Friday, February 22, 2008
Dispute Resolution and Strategic Sellers
Pre-dispute arbitration agreements carry with them the possibility that sellers who include such clauses in End User License Agreements may do so strategically -- that is, that they may use them to gain a systematic advantage over buyers.
Do sellers in general act strategically in incorporating pre-dispute arbitration? That's the question that Florencia Marotta-Wurgler (NYU) (left) asks in a recent paper 'Unfair' Dispute Resolution Clauses: Much Ado About Nothing?, published as part of Omri Ben-Shahar's anthology Boilerplate: Foundations of Market Contracts (Cambridge 2007). Here's the abstract:
Dispute resolution clauses are a common and potentially important component of many types of standard form contracts. I examine the use of dispute resolution clauses in 597 end-user license agreements (EULAs) of software packages sold online. I find that 75% of EULAs include choice of law clauses, 28% include forum selection clauses, 6% include arbitration clauses, and none include class action waivers. Sellers are equally likely to include dispute resolution clauses in the EULAs of consumer-oriented and business-oriented products. Despite the concerns of some legal academics, I do not find much evidence of "strategic" use of DRCs to advantage sellers over buyers.
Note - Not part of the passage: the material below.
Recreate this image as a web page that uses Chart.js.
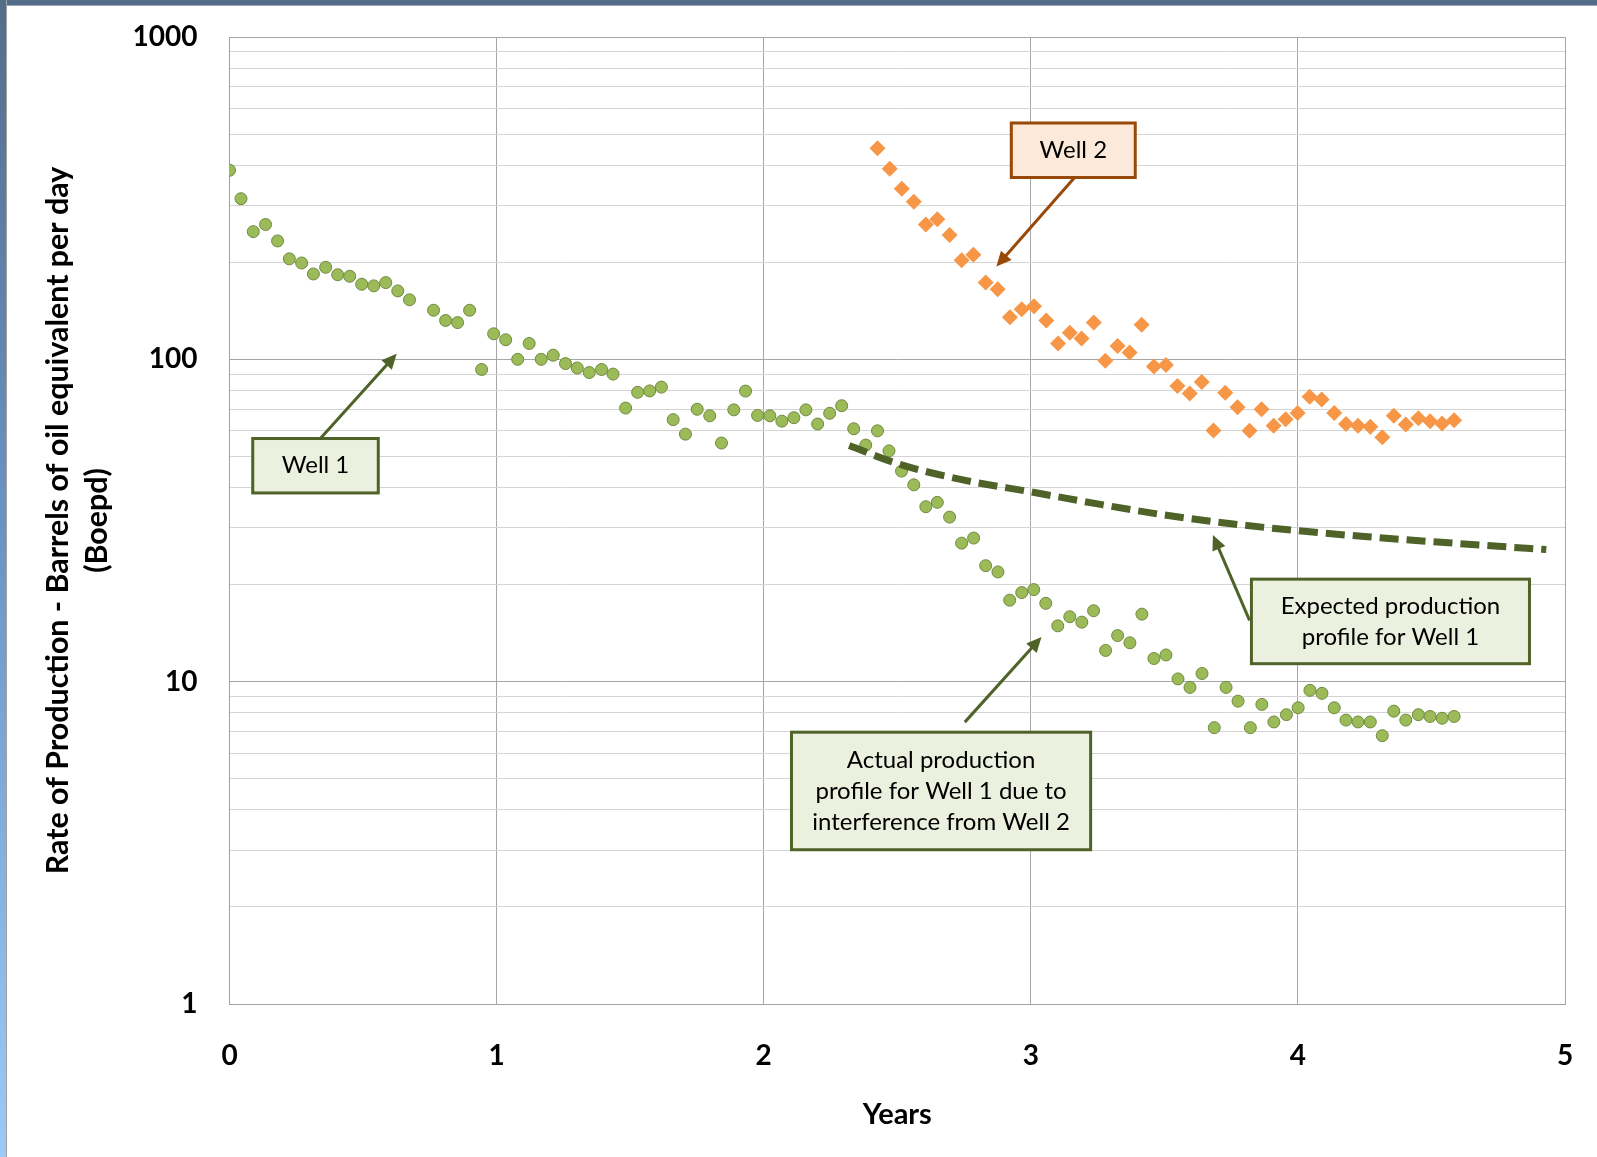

For example, sellers located in states with "seller-friendly" laws are no more likely to include choice of law or choice of forum clauses than sellers in states with stronger consumer protections; despite UCITA's flexible choice-of-law rules and otherwise seller-friendly provisions, sellers do not go out of their way to select UCITA; and, there is no evidence that fora selected are intentionally inconvenient to buyers. These results question certain proposals to regulate dispute resolution clauses in consumer form contracts on the basis of strategic behavior by sellers.